Ora bem, que Português? É agora de notar que o Português, como língua, referido no nº 3 do artigo 11.º da Constituição, é, e só pode ser, aquele em que a mesma está escrita. E acontece que tal só pode ser o resultante da Convenção Ortográfica Luso-Brasileira de 1945, com a pequena alteração, quanto aos acentos, fixada pelo Decreto-Lei n.º 32/73, de 6 de Fevereiro.

Isto é, como veremos, muito relevante.

O instrumento do acordo ortográfico a que se chegou com o Brasil, assinado em 10 de Agosto de 1945, tendo em atenção as conclusões unânimes da Conferência Interacadémica de Lisboa, constituída pelas delegações, brasileira (Pedro Calmon, Ruy Ribeiro Couto, Olegário Mariano, e José de Sá Nunes) e portuguesa (Gustavo Cordeiro Ramos, José Maria Queiroz Veloso, Luiz da Cunha Gonçalves, e Francisco da Luz Rebelo Gonçalves), sob a presidência de Júlio Dantas, levaram o Governo português a, pelo Decreto n.º 35.228, de 8 de Dezembro de 1945, aprovar o acordo assinado a 10 de Agosto de 1945, correctamente designado por Convenção Ortográfica Luso-Brasileira, que, nos termos expressos no seu artigo 4.º, entrou em vigor na data da respectiva publicação, para ser cumprida a partir de 1 de Janeiro de 1946, deixando-se, contudo, ao Ministro da Educação Nacional determinar, por portaria, os prazos durante os quais poderiam continuar a ser adoptados, no ensino, os livros escolares já publicados e aprovados à data daquele Decreto.

Em 1947, a Academia das Ciências de Lisboa publicou um Vocabulário Ortográfico Resumido da Língua Portuguesa.

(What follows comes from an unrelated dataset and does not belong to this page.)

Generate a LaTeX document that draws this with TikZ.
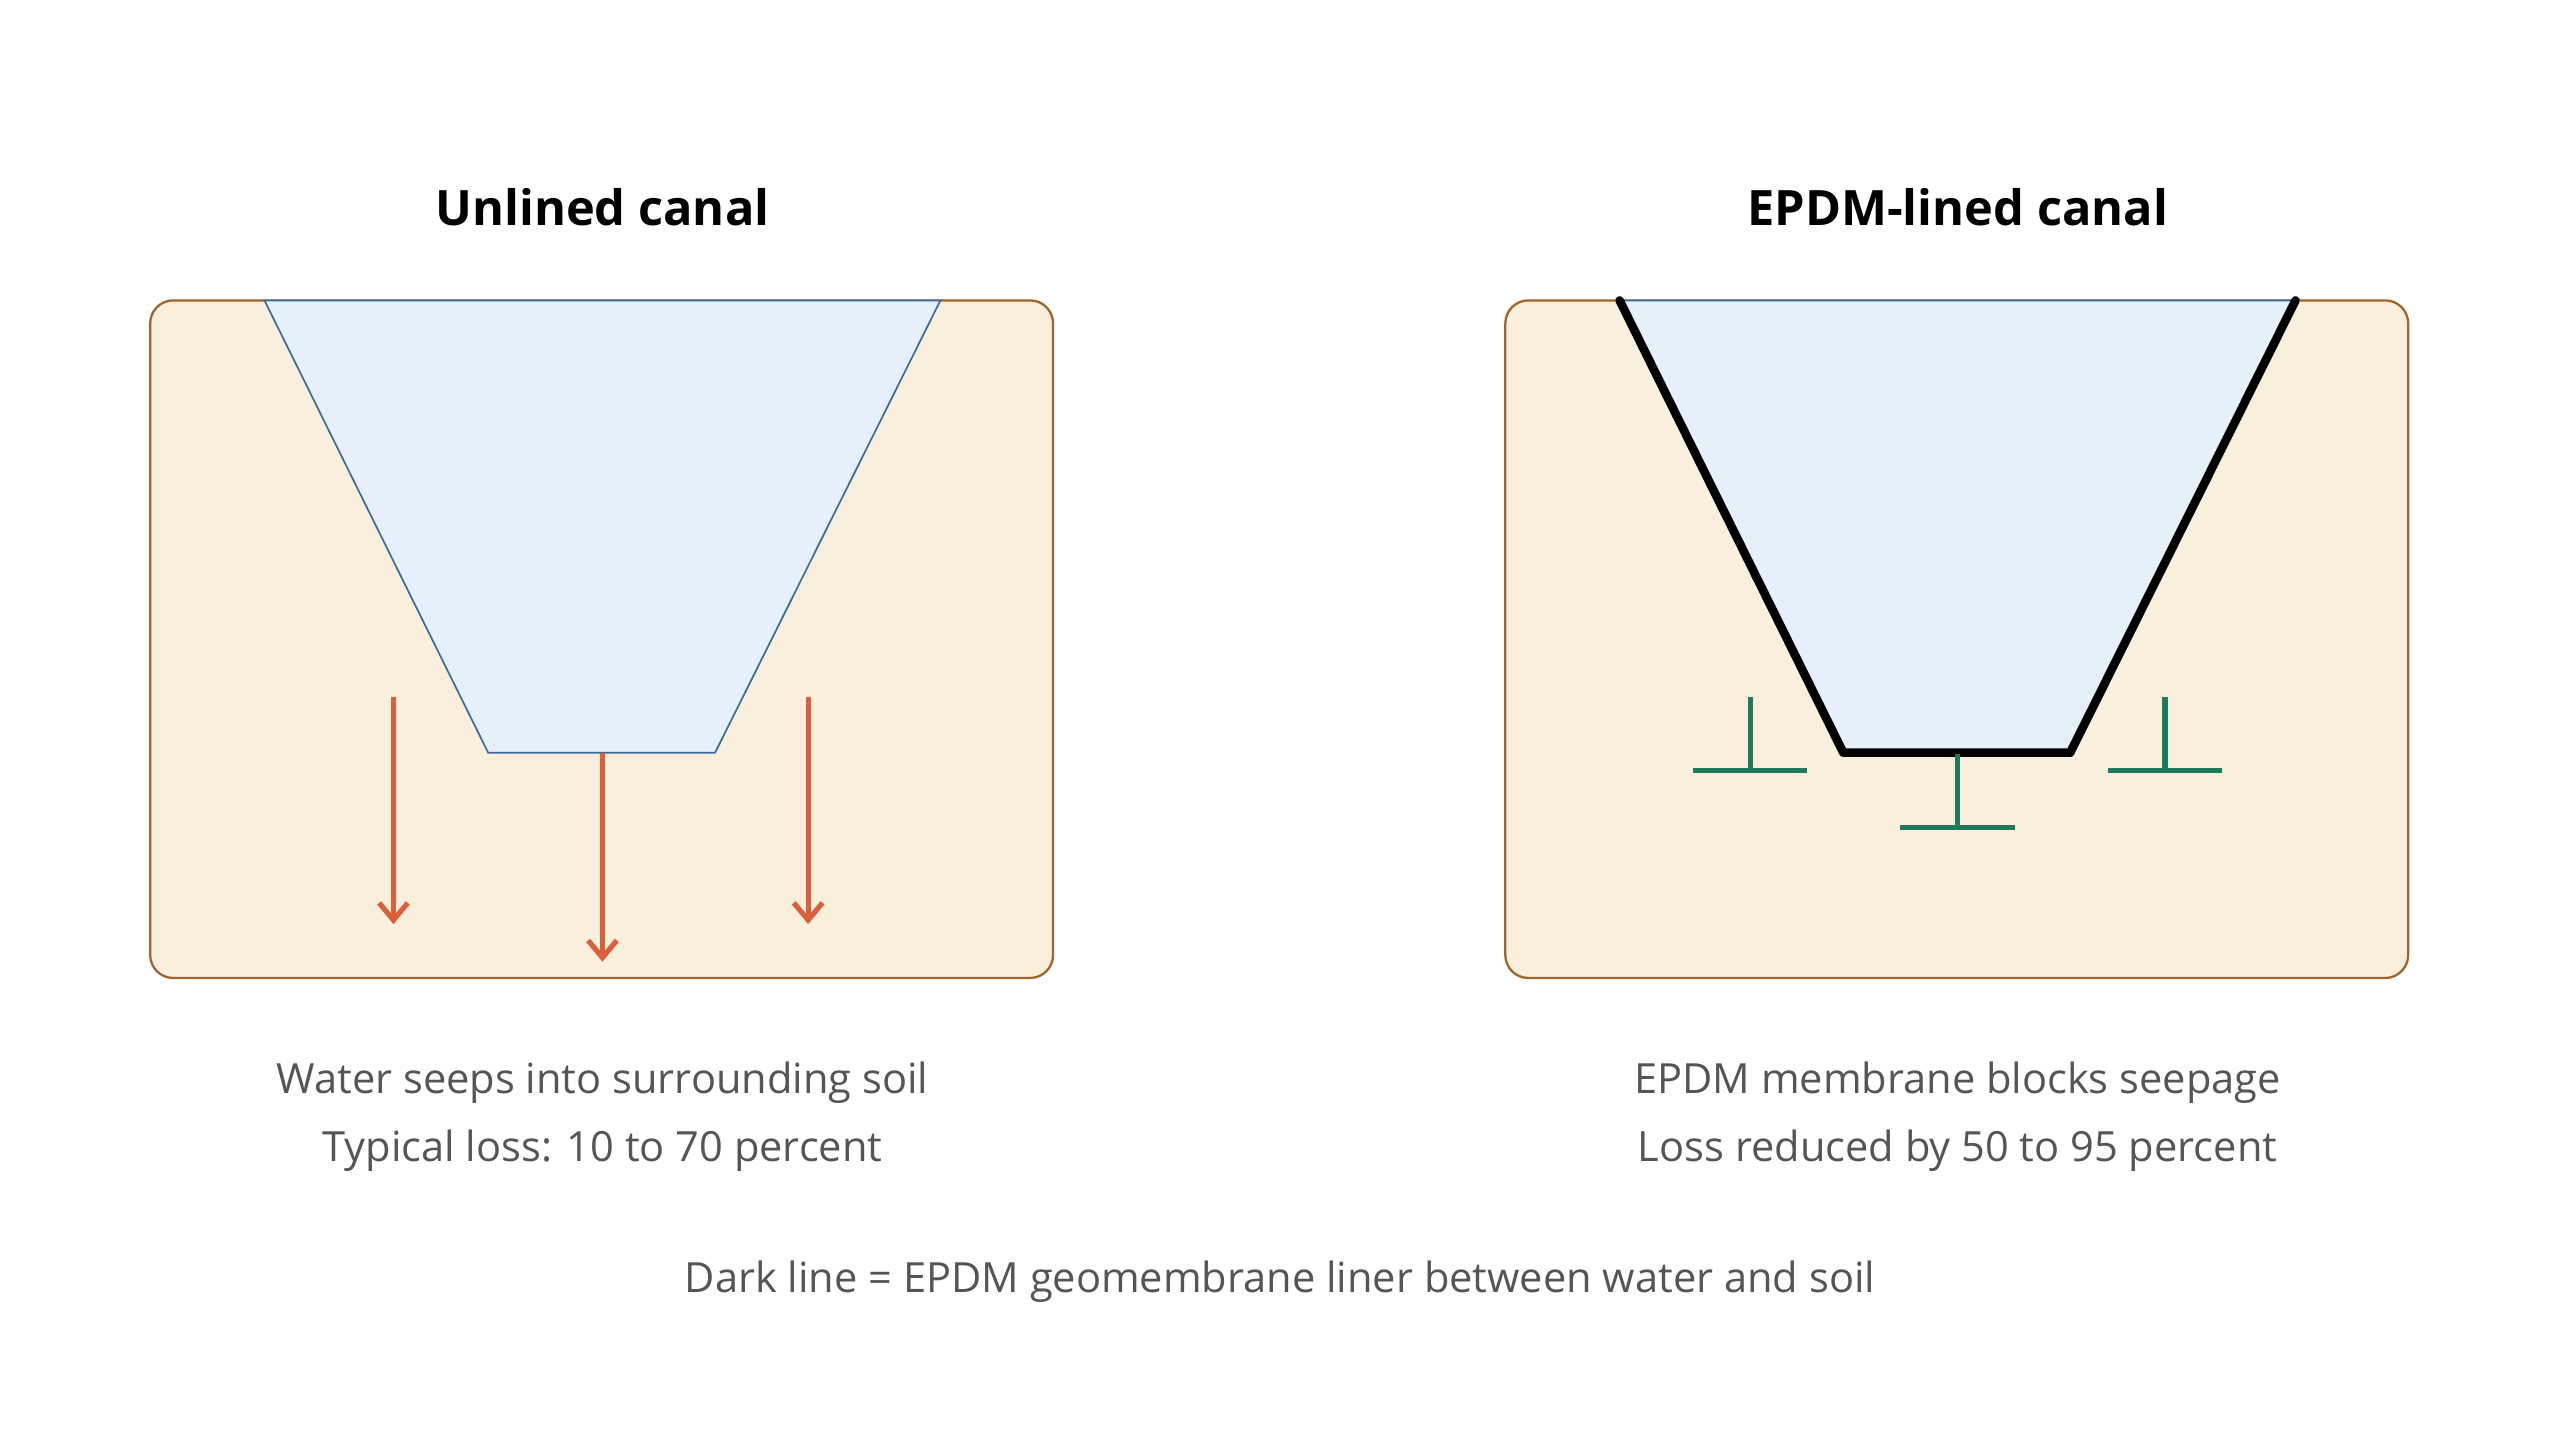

Pelo Decreto-Lei n.º 32/73, de 6 de Fevereiro, foi feita, pelo seu artigo único, a alteração seguinte: São eliminados da ortografia portuguesa os acentos circunflexos e os acentos graves com que se assinalam as sílabas subtónicas dos vocábulos derivados com o sufixo mente e com os sufixos iniciados por z.

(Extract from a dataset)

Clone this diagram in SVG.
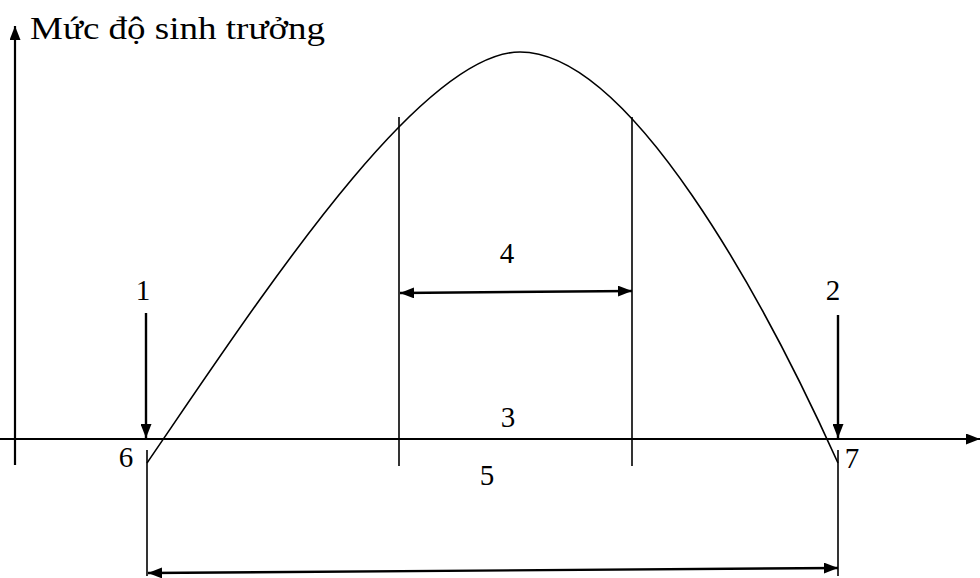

Isto tudo é o que, desde então, tem vigorado em Portugal e antigo Ultramar português, como ortografia oficial portuguesa, e, a meu ver, ainda vigora, por falta da sua revogação.

O facto de o Brasil ter denunciado a Convenção de 1945, não teve qualquer influência na ortografia oficial portuguesa, porque a sua vigência em Portugal nunca dependeu da sua vigência no Brasil.